Data listing
--- BEGIN ---
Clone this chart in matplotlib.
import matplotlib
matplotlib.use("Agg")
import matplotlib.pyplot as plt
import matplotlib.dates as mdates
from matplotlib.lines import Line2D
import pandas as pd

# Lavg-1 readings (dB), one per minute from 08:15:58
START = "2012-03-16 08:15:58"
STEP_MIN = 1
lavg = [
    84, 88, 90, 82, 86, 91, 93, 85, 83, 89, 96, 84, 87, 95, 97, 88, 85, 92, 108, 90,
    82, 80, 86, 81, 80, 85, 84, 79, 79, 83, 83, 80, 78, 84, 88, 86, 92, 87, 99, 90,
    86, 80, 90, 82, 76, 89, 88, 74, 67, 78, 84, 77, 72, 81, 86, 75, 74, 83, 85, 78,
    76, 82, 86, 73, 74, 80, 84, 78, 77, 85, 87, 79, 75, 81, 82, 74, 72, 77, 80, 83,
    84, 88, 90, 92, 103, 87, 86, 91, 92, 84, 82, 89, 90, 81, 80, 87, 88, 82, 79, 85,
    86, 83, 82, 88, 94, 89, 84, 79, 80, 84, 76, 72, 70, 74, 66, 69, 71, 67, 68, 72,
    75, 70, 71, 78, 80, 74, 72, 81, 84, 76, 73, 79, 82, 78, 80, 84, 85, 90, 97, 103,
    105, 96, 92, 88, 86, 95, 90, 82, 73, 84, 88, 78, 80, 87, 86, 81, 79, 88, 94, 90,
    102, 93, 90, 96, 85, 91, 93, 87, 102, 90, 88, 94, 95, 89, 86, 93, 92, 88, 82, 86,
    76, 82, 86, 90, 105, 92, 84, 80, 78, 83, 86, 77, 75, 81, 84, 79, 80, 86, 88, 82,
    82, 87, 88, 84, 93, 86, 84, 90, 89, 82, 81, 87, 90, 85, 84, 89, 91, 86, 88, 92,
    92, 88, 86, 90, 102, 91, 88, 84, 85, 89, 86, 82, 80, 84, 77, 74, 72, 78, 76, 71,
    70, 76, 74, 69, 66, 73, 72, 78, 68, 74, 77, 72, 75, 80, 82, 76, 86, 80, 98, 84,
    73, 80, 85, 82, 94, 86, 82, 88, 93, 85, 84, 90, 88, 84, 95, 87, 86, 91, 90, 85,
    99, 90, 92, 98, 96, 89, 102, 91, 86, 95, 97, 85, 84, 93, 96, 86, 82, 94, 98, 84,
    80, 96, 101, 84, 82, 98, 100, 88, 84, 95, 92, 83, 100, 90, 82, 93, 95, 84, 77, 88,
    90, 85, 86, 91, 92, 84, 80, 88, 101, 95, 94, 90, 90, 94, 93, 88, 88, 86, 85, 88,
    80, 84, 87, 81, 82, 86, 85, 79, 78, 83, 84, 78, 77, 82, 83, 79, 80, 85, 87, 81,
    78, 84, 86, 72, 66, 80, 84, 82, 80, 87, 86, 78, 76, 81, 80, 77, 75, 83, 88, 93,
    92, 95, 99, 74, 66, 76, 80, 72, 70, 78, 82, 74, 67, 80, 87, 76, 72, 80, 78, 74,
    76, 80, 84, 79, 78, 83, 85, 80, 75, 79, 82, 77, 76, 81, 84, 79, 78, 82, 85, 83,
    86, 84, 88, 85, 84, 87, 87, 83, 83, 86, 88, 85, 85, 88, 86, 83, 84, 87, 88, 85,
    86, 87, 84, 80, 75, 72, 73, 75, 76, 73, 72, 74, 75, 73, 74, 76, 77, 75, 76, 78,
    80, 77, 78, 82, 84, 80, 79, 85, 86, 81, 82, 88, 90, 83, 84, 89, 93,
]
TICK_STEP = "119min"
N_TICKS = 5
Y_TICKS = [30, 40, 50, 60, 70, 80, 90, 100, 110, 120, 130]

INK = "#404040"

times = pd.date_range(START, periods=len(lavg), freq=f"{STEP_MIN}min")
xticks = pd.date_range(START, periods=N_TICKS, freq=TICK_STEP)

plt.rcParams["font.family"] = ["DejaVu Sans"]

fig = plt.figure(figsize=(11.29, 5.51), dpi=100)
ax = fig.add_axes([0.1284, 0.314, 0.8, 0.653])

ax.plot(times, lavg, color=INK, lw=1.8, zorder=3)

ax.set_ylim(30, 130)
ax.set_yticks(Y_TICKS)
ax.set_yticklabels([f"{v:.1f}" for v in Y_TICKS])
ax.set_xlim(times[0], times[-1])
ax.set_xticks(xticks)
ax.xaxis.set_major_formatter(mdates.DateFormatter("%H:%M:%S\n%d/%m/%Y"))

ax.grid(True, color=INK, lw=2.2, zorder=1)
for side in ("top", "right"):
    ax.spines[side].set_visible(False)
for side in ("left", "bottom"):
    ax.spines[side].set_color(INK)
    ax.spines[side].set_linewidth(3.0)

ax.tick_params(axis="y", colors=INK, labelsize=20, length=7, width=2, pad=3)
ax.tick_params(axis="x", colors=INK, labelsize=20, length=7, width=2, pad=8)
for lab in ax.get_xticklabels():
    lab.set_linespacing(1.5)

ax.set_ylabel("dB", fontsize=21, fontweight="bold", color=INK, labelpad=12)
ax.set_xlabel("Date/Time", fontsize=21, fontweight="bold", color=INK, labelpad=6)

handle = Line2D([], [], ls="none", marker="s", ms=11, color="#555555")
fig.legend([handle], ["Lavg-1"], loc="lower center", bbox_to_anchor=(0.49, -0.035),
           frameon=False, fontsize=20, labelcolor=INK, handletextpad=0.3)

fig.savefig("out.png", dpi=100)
--- END ---
--- BEGIN ---
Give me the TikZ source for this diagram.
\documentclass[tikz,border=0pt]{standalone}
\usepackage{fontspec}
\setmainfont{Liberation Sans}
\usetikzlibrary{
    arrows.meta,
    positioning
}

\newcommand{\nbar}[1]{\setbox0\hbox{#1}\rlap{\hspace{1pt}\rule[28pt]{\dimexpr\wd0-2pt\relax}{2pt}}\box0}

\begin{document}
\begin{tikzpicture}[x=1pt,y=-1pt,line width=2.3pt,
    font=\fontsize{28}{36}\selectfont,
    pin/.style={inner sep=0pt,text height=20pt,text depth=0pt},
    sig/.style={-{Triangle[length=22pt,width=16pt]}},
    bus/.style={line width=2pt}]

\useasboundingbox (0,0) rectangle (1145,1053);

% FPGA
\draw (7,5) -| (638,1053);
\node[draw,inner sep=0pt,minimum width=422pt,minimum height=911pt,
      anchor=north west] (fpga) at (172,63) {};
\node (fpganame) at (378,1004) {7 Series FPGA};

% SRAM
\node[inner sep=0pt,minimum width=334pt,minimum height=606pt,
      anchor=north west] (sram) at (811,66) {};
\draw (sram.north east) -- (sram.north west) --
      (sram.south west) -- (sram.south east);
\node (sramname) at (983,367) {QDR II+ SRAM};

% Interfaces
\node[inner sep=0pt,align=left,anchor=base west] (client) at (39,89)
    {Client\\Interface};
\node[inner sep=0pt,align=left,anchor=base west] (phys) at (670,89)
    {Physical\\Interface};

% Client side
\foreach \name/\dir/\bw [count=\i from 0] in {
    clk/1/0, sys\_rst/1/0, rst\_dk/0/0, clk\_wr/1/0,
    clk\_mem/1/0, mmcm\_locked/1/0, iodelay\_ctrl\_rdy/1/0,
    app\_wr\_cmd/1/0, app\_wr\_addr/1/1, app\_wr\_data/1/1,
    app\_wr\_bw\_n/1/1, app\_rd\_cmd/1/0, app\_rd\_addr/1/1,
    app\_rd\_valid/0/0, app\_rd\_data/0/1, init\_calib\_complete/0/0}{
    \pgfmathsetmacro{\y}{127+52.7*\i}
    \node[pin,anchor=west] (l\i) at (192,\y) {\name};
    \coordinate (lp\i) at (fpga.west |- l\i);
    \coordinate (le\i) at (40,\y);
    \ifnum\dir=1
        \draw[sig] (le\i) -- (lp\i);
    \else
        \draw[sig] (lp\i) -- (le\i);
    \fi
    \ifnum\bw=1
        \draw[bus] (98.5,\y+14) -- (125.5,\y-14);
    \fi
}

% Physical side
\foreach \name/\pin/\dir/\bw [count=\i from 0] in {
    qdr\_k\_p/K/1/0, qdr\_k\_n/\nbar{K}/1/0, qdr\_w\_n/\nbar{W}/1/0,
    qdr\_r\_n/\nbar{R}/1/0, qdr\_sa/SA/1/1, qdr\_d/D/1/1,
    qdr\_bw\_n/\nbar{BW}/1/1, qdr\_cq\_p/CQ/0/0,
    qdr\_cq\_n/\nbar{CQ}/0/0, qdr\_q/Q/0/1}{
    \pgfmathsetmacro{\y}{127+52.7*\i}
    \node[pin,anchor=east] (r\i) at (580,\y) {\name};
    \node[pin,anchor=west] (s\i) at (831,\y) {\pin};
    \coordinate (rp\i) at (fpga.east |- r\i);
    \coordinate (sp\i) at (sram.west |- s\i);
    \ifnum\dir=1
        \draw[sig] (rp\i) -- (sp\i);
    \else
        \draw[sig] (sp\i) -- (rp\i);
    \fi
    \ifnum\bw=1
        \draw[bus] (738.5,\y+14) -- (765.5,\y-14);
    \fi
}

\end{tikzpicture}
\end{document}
--- END ---
▸ SET EXERCISE
Set down, exactly and alone, the run of lines from the line that has "Clone this chart in matplotlib." to the line that has "import pandas as pd".

▸ THE RESPONSE
Clone this chart in matplotlib.
import matplotlib
matplotlib.use("Agg")
import matplotlib.pyplot as plt
import matplotlib.dates as mdates
from matplotlib.lines import Line2D
import pandas as pd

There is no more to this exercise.